Sunday, November 23, 2008

So Sick

11-2.

11-2, and not 11 and 2, or november 2nd, 11-2.

Eleven-Two.

Eleven 2 Two.

Is there a greater embarrassment? 

I guess 12-2. 

I've never felt like i was accomplishing less in my entire life. 

True, i love it down here, during the week.

Then, we have to go play teams that toy with us. 

To go on the ice, and dominate.

And then sit on the bench, and continuously watch us get scored on.

Now. I'm not blaming my team for 11-2. 

That's just unfair. 

But it just seems like its been like this all year. 

One time, just one time, how sweet it would taste to win a game against a good team.

It would switch the taste of dry coffee in my mouth to cotton candy.

Just one time.

One time. 

All weekend, I just thought of OU. 

Thought about how they had a home football game, which i think they lost because they're terrible, to akron.

Ohio football is as disgraceful to college football as the Grand Rapids Jr. Owls are to the CSHL.

But i would be attending a great school, hopefully playing hockey, and living the college life.

I've never actually wanted to fast forward time.

Sometimes i have by like a few days, or hours.

But never months. 

God.

Fast forward me to April.

Please. 

So i can see where i end up.

And go home. 

And work.

And work out.

And see my family.

And friends.

And just live.

Leave all this behind.

But until then.

I guess i have to just sweat it out.

Make the best of it.

Somehow.

Maybe it wasn't our coach.

Maybe we'll know later.

I hope.

It can't get any worse.

I hope.

Maybe something will happen.

And this will get turned around.

Maybe.

I think my jersey needs to get a bit heavier.

If you catch my drift.

Maybe someone will see it.

I already do it.

Might as well give me the extra weight.

It won't slow me down.

Rather rule in hell then serve in heaven, right?
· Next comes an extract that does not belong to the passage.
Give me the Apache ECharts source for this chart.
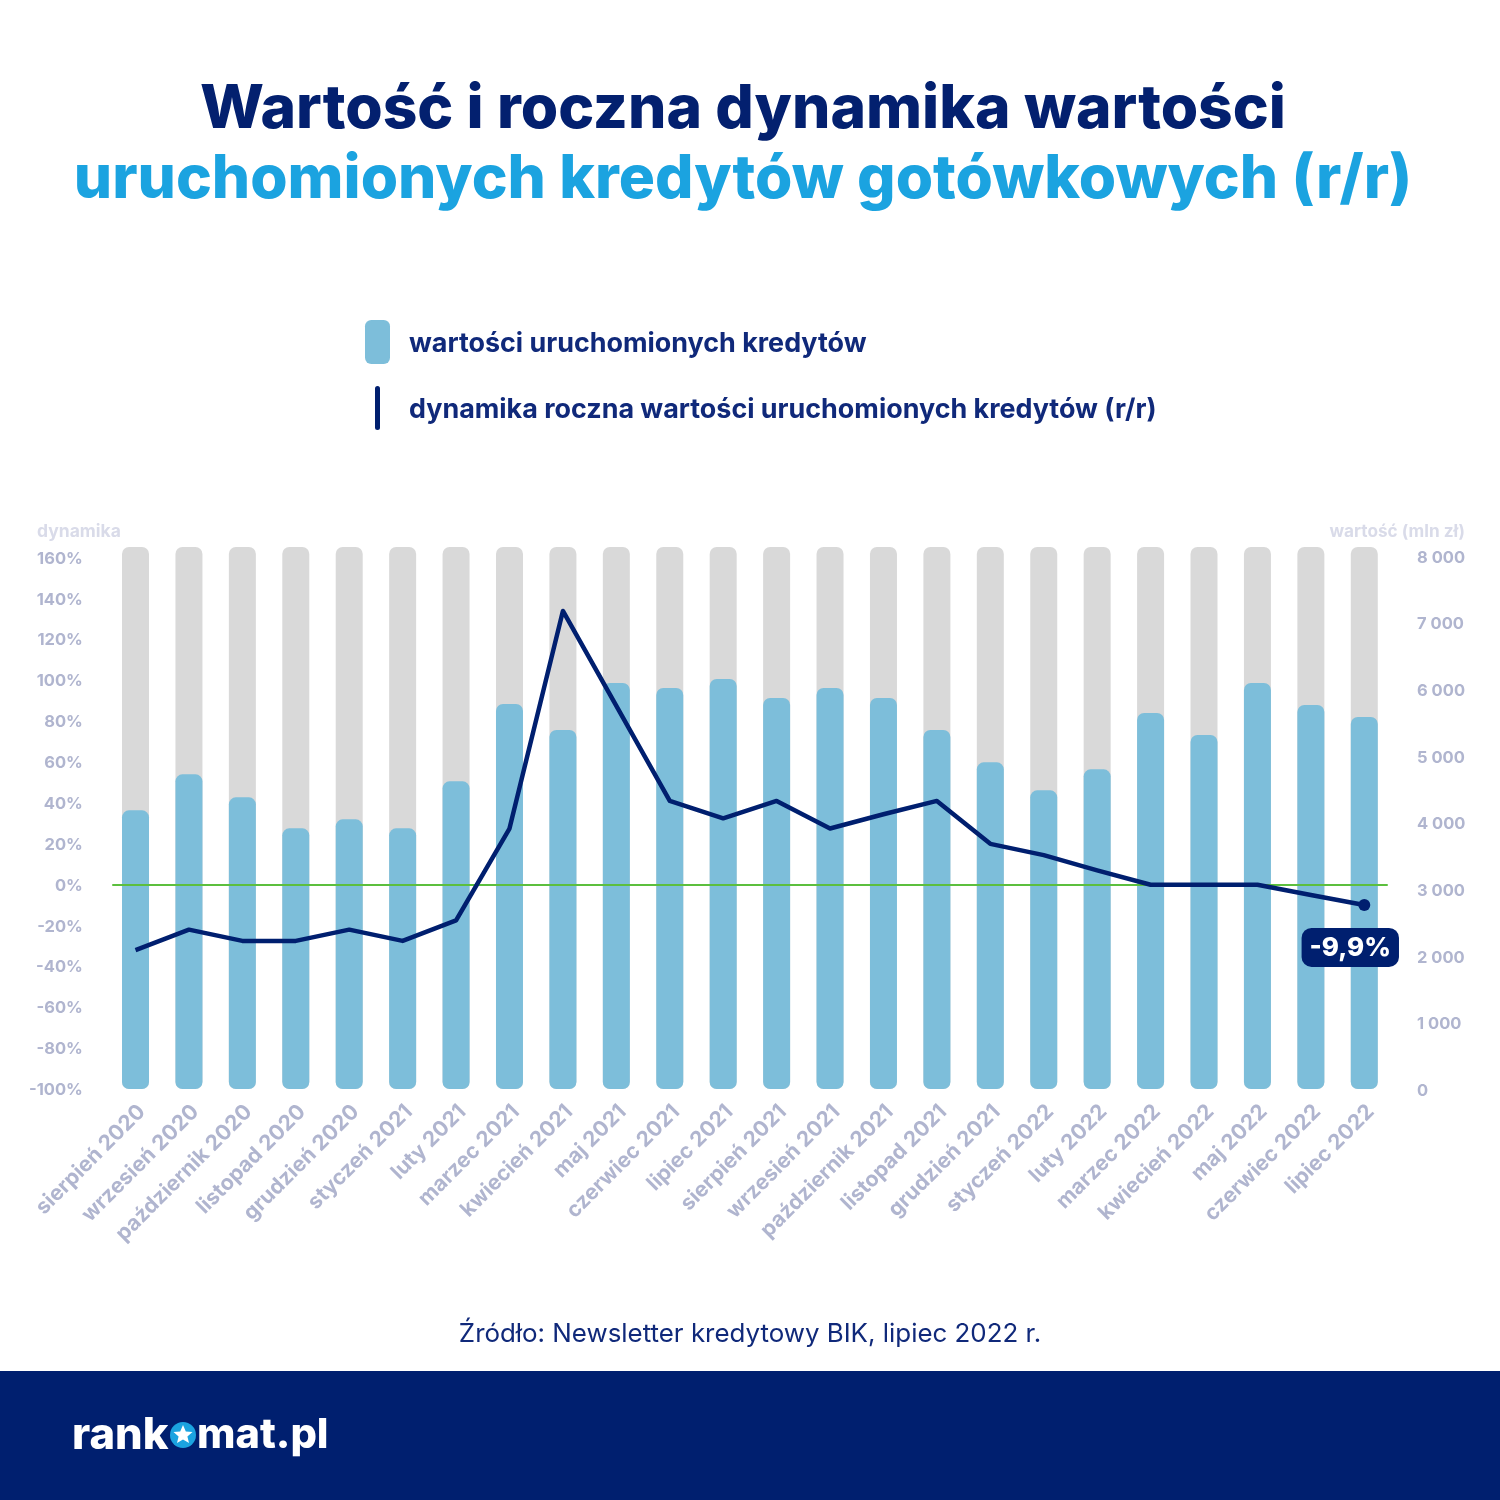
<!DOCTYPE html>
<html>
<head>
<meta charset="utf-8">
<style>html,body{margin:0;padding:0;background:#fff}#main{width:1500px;height:1500px}</style>
<script src="https://cdn.jsdelivr.net/npm/echarts@6/dist/echarts.min.js"></script>
</head>
<body>
<div id="main"></div>
<script>
var months = ['sierpień 2020','wrzesień 2020','październik 2020','listopad 2020','grudzień 2020','styczeń 2021','luty 2021','marzec 2021','kwiecień 2021','maj 2021','czerwiec 2021','lipiec 2021','sierpień 2021','wrzesień 2021','październik 2021','listopad 2021','grudzień 2021','styczeń 2022','luty 2022','marzec 2022','kwiecień 2022','maj 2022','czerwiec 2022','lipiec 2022'];
var amounts = [4180,4720,4375,3910,4045,3910,4615,5775,5385,6090,6015,6150,5865,6015,5865,5385,4900,4480,4795,5640,5310,6090,5760,5580];
var dynamics = [-32,-22,-27.5,-27.5,-22,-27.5,-17.5,27.5,134,87.5,41,32.5,41,27.5,34.5,41,20,14.5,7,0,0,0,-5,-9.9];

var FONT = 'Inter';
var NAVY = '#001f6f';
var TICK = '#b0b5cf';
var last = dynamics.length - 1;

var chart = echarts.init(document.getElementById('main'));

function text(x, y, str, size, weight, color, align) {
  return {type: 'text', x: x, y: y, z: 10, style: {
    text: str, fontFamily: FONT, fontSize: size, fontWeight: weight, fill: color,
    align: align || 'left', verticalAlign: 'middle'
  }};
}

chart.setOption({
  animation: false,
  backgroundColor: '#fff',
  textStyle: {fontFamily: FONT},
  legend: {
    left: 360, top: 315, orient: 'vertical',
    itemWidth: 25, itemHeight: 44, itemGap: 22,
    selectedMode: false,
    formatter: '{t|{name}}',
    textStyle: {
      padding: [0, 0, 0, 14],
      rich: {t: {fontFamily: FONT, fontSize: 26.9, fontWeight: 700, color: '#10297a', padding: [4, 0, 0, 0]}}
    },
    data: [
      {name: 'wartości uruchomionych kredytów', icon: 'roundRect'},
      {name: 'dynamika roczna wartości uruchomionych kredytów (r/r)', icon: 'path://M2.5 0a2.5 2.5 0 0 1 2.5 2.5v39a2.5 2.5 0 0 1-5 0v-39a2.5 2.5 0 0 1 2.5-2.5z'}
    ]
  },
  grid: [
    {left: 108.8, width: 1282.2, top: 547, height: 542},
    {left: 113, width: 1274, top: 547, height: 542}
  ],
  xAxis: [
    {
      type: 'category', gridIndex: 0, data: months,
      axisLine: {show: false}, axisTick: {show: false},
      axisLabel: {interval: 0, rotate: 45, margin: 13, verticalAlign: 'top', lineHeight: 18, fontFamily: FONT, fontSize: 21.3, fontWeight: 700, color: TICK}
    },
    // zero line of the dynamics scale
    {
      type: 'value', gridIndex: 1, min: 0, max: 1, z: 3,
      axisLine: {show: true, onZero: true, lineStyle: {color: '#5cbf3e', width: 2}},
      axisTick: {show: false}, axisLabel: {show: false}, splitLine: {show: false}
    }
  ],
  yAxis: [
    {
      type: 'value', gridIndex: 0, position: 'left', min: -100, max: 165.3, interval: 20,
      axisLine: {show: false}, axisTick: {show: false}, splitLine: {show: false},
      axisLabel: {
        margin: 26, verticalAlign: 'top', lineHeight: 2, fontFamily: FONT, fontSize: 16.5, fontWeight: 700, color: TICK,
        formatter: function (v) { return v % 20 === 0 ? v + '%' : ''; }
      }
    },
    {
      type: 'value', gridIndex: 0, position: 'right', min: 0, max: 8130, interval: 1000,
      axisLine: {show: false}, axisTick: {show: false}, splitLine: {show: false},
      axisLabel: {
        margin: 26, verticalAlign: 'top', lineHeight: 4, fontFamily: FONT, fontSize: 16.5, fontWeight: 700, color: TICK,
        formatter: function (v) { return v % 1000 === 0 ? String(v).replace(/(\d)(\d{3})$/, '$1 $2') : ''; }
      }
    },
    {type: 'value', gridIndex: 1, min: -100, max: 165.3, show: false}
  ],
  series: [
    {
      name: 'wartości uruchomionych kredytów',
      type: 'bar', xAxisIndex: 0, yAxisIndex: 1, barWidth: 27, data: amounts,
      showBackground: true,
      backgroundStyle: {color: '#d9d9d9', borderRadius: 7},
      itemStyle: {color: '#7dbeda', borderRadius: 7}
    },
    {
      name: 'dynamika roczna wartości uruchomionych kredytów (r/r)',
      type: 'line', xAxisIndex: 0, yAxisIndex: 0, z: 5,
      showAllSymbol: true, symbol: 'circle',
      symbolSize: function (v, p) { return p.dataIndex === last ? 12 : 0; },
      lineStyle: {color: NAVY, width: 4.5, join: 'round'},
      itemStyle: {color: NAVY},
      data: dynamics.map(function (v, i) {
        if (i !== last) return v;
        return {
          value: v,
          label: {
            show: true, position: 'bottom', distance: 17, offset: [-14, 0],
            formatter: String(v).replace('.', ',') + '%',
            fontFamily: FONT, fontSize: 26, fontWeight: 800, color: '#fff', lineHeight: 26,
            backgroundColor: NAVY, borderRadius: 10, padding: [7, 8, 6, 8]
          }
        };
      })
    }
  ],
  graphic: [
    {type: 'rect', z: 1, shape: {x: 0, y: 1371, width: 1500, height: 129}, style: {fill: NAVY}},
    text(743, 110, 'Wartość i roczna dynamika wartości', 60.5, 800, '#03206f', 'center'),
    text(743, 180, 'uruchomionych kredytów gotówkowych (r/r)', 60.4, 800, '#1ba3e0', 'center'),
    text(37, 532, 'dynamika', 17.5, 700, '#d9dbe9'),
    text(1465, 532, 'wartość (mln zł)', 17.2, 700, '#d9dbe9', 'right'),
    text(750, 1334, 'Źródło: Newsletter kredytowy BIK, lipiec 2022 r.', 25.9, 400, '#10297a', 'center'),
    text(72, 1436, 'rank', 43.5, 800, '#fff'),
    {type: 'circle', z: 10, shape: {cx: 183, cy: 1435, r: 13}, style: {fill: '#1ba3e0'}},
    {type: 'polygon', z: 11, shape: {points: [[183,1425],[185.8,1431.4],[192.5,1432],[187.4,1436.5],[189,1443],[183,1439.6],[177,1443],[178.6,1436.5],[173.5,1432],[180.2,1431.4]]}, style: {fill: '#fff'}},
    text(197, 1436, 'mat.pl', 41.5, 800, '#fff')
  ]
});
</script>
</body>
</html>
If only i could fast forward time.

But i cant.

Cant wait to go home.

And not think about this at all.

Going to be great.








One time.








One time.



1 comment:

Jana said...

Shane-
I am so sad to hear that things are not going as well as you hoped they would. You know the old adage what doesn't kill us makes us stronger? Kind of an extreme statement but I kind of believe it. I've had experiences in my life where I was as disappointed and discouraged as you are right now. And for every single one of them when I looked back later I realized that I was meant to learn something from it. To grow in some way. Are you going through this to become more patient? To learn about perseverance? I don't know what you will learn from this -- and you probably don't either. But I promise you will look back on it some day and see that this was all part of the journey. And getting to OU will be that much sweeter. Hang in there. Love you.